Shortly after the loading of a pressurized water reactor (PWR) core, the axial power distribution in fresh fuel has already attained the characteristic, almost flat shape, typical of burned fuel. At beginning of cycle (BOC), however, the axial distribution is centrally peaked. In assemblies hosting uniform burnable boron rods, this BOC peaking is even more pronounced. A reduction in the axial peaking is today often achieved by shortening the burnable boron rods by some 30 cm at each edge.
It is shown that a two-zone grading of the boron rod leads, in a representative PWR cycle, to a reduction of the hot-spot temperature of ~70°C, compared with the nongraded case. However, with a proper three-zone grading of the boron rod, an additional 20°C may be cut off the hot-spot temperature. Further, with a slightly skewed application of this three-zone grading, an additional 50°C may be cut off.

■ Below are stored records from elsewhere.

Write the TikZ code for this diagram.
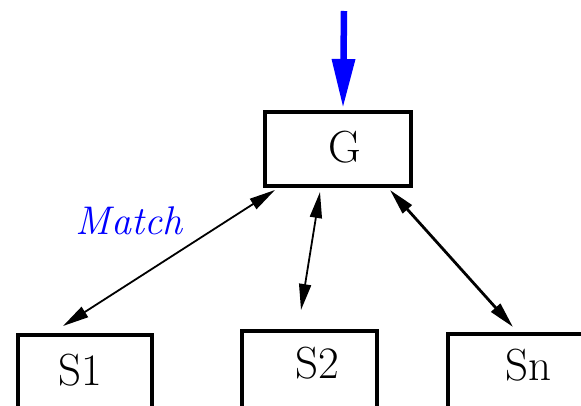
\documentclass[tikz,border=0pt]{standalone}
\usepackage{fontspec}
\usetikzlibrary{arrows.meta}
\begin{document}
\begin{tikzpicture}[x=1pt,y=1pt,
  box/.style={draw=black,line width=4pt,rectangle,inner sep=0pt},
  lbl/.style={anchor=base,inner sep=0pt,font=\fontsize{45}{52}\selectfont},
  link/.style={draw=black,{Triangle[length=26pt,width=12pt]}-{Triangle[length=26pt,width=12pt]}},
  feed/.style={draw=blue,line width=6.5pt,-{Triangle[length=49pt,width=22pt]}}]
\useasboundingbox (0,0) rectangle (581,405);
\clip (0,0) rectangle (581,405);
% boxes
\node[box,minimum width=146pt,minimum height=74pt] (G) at (338,256) {};
\node[box,minimum width=134pt,minimum height=90pt] (S1) at (85,25) {};
\node[box,minimum width=135pt,minimum height=94pt] (S2) at (309.5,27) {};
\node[box,minimum width=152pt,minimum height=91pt] (Sn) at (523.75,25.5) {};
% labels
\node[lbl] (Gt) at (344.5,243) {G};
\node[lbl] (S1t) at (80,20) {S1};
\node[lbl] (S2t) at (317,27) {S2};
\node[lbl] (Snt) at (528,25) {Sn};
\node[anchor=base,inner sep=0pt,text=blue,font=\fontsize{40}{46}\selectfont\itshape] (match) at (129,171) {Match};
% connectors
\coordinate (top) at (344,394);
\draw[feed] (top) -- ([xshift=-1pt,yshift=2pt]G.north -| top);
\draw[link,line width=1.8pt] ([xshift=-22pt,yshift=7pt]S1.north) -- ([xshift=12pt,yshift=-2pt]G.south west);
\draw[link,line width=1.8pt] ([xshift=-8.5pt,yshift=19pt]S2.north) -- ([xshift=-18pt,yshift=-4pt]G.south);
\draw[link,line width=2.8pt] ([xshift=-10.75pt,yshift=5pt]Sn.north) -- ([xshift=-23pt,yshift=-2pt]G.south east);
\end{tikzpicture}
\end{document}
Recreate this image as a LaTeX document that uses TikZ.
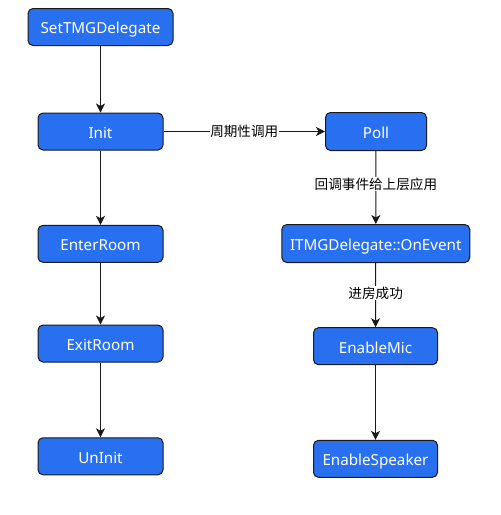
\documentclass[tikz,border=0pt]{standalone}
\usepackage{fontspec}
\setmainfont{Noto Sans}
\newfontfamily\cjkfont{Noto Sans CJK SC}
\usetikzlibrary{arrows.meta}
\definecolor{boxblue}{RGB}{41,112,240}
\definecolor{edgeline}{RGB}{25,25,25}
\tikzset{
  box/.style={draw=edgeline, line width=1pt, fill=boxblue, rounded corners=5pt,
    text=white, font=\fontsize{15.2}{17}\selectfont, inner sep=0pt, anchor=center,
    text height=13.9pt, text depth=0pt},
  conn/.style={draw=edgeline, line width=1pt, -{Stealth[length=9pt,width=9pt,inset=2.5pt]}},
  lbl/.style={fill=white, text=black, font=\cjkfont\fontsize{13.6}{15}\selectfont, inner sep=0.5pt}
}
\begin{document}
\begin{tikzpicture}[x=1pt,y=-1pt]
\useasboundingbox (0,0) rectangle (501,515);
\node[box, minimum width=145pt, minimum height=37pt] (set) at (100.5,27) {SetTMGDelegate};
\node[box, minimum width=125pt, minimum height=37pt] (init) at (100.5,131.5) {Init};
\node[box, minimum width=101pt, minimum height=38pt] (poll) at (376,131.5) {Poll};
\node[box, minimum width=125pt, minimum height=37pt] (enter) at (100.5,243.8) {EnterRoom};
\node[box, minimum width=125pt, minimum height=37pt] (exit) at (100.5,343.5) {ExitRoom};
\node[box, minimum width=125pt, minimum height=37pt] (uninit) at (100.5,456.3) {UnInit};
\node[box, minimum width=188pt, minimum height=38pt] (onevent) at (375.8,243.5) {ITMGDelegate::OnEvent};
\node[box, minimum width=124pt, minimum height=37pt] (mic) at (375.5,346.2) {EnableMic};
\node[box, minimum width=124pt, minimum height=37pt] (spk) at (375.5,458.8) {EnableSpeaker};
\draw[conn] (set) -- (init);
\draw[conn] (init) -- (enter);
\draw[conn] (enter) -- (exit);
\draw[conn] (exit) -- (uninit);
\draw[conn] (init) -- node[lbl] {周期性调用} (poll);
\draw[conn] (poll) -- node[lbl, pos=0.45] {回调事件给上层应用} (onevent);
\draw[conn] (onevent) -- node[lbl, pos=0.47] {进房成功} (mic);
\draw[conn] (mic) -- (spk);
\end{tikzpicture}
\end{document}
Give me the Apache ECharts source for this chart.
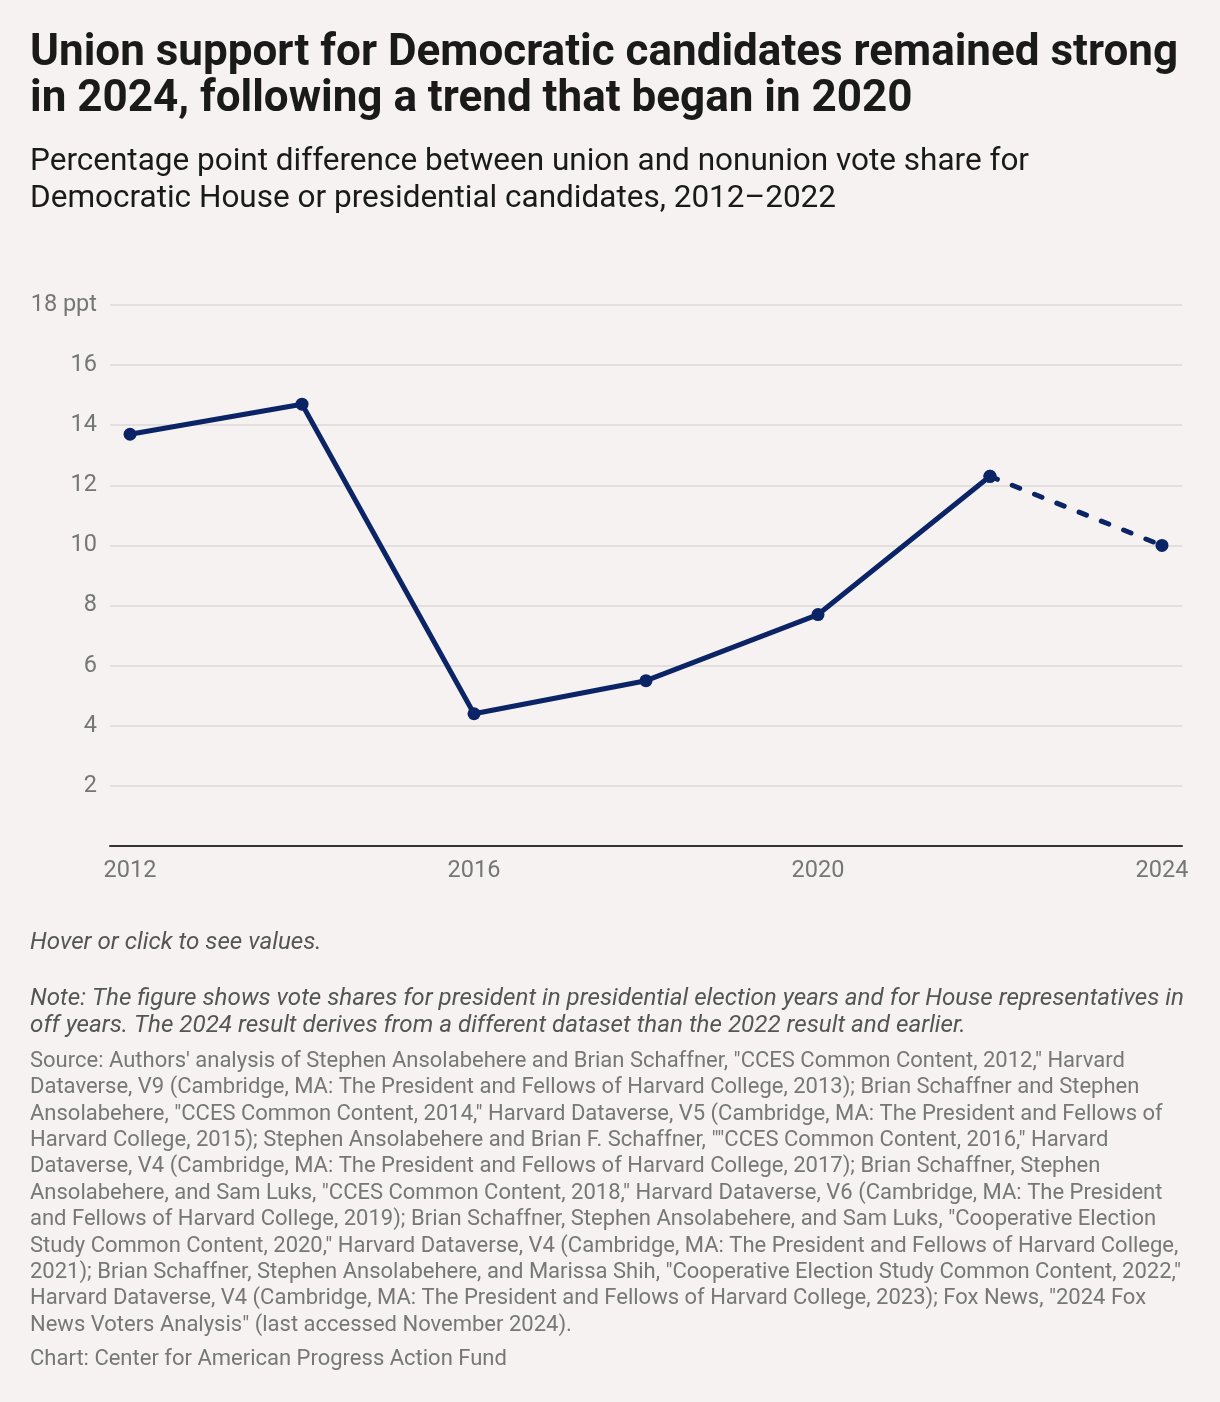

The representative PWR cycle studied was cycle 11 of the Indian Point 2 station, with a simplification in the number of fuel types and in the burnup distribution. The analysis was based on a complete three-dimensional burnup calculation. The code system was ELCOS, with BOXER as an assembly code for the generation of burnup-dependent cross sections and SILWER as a three-dimensional core code with thermal-hydraulic feedback.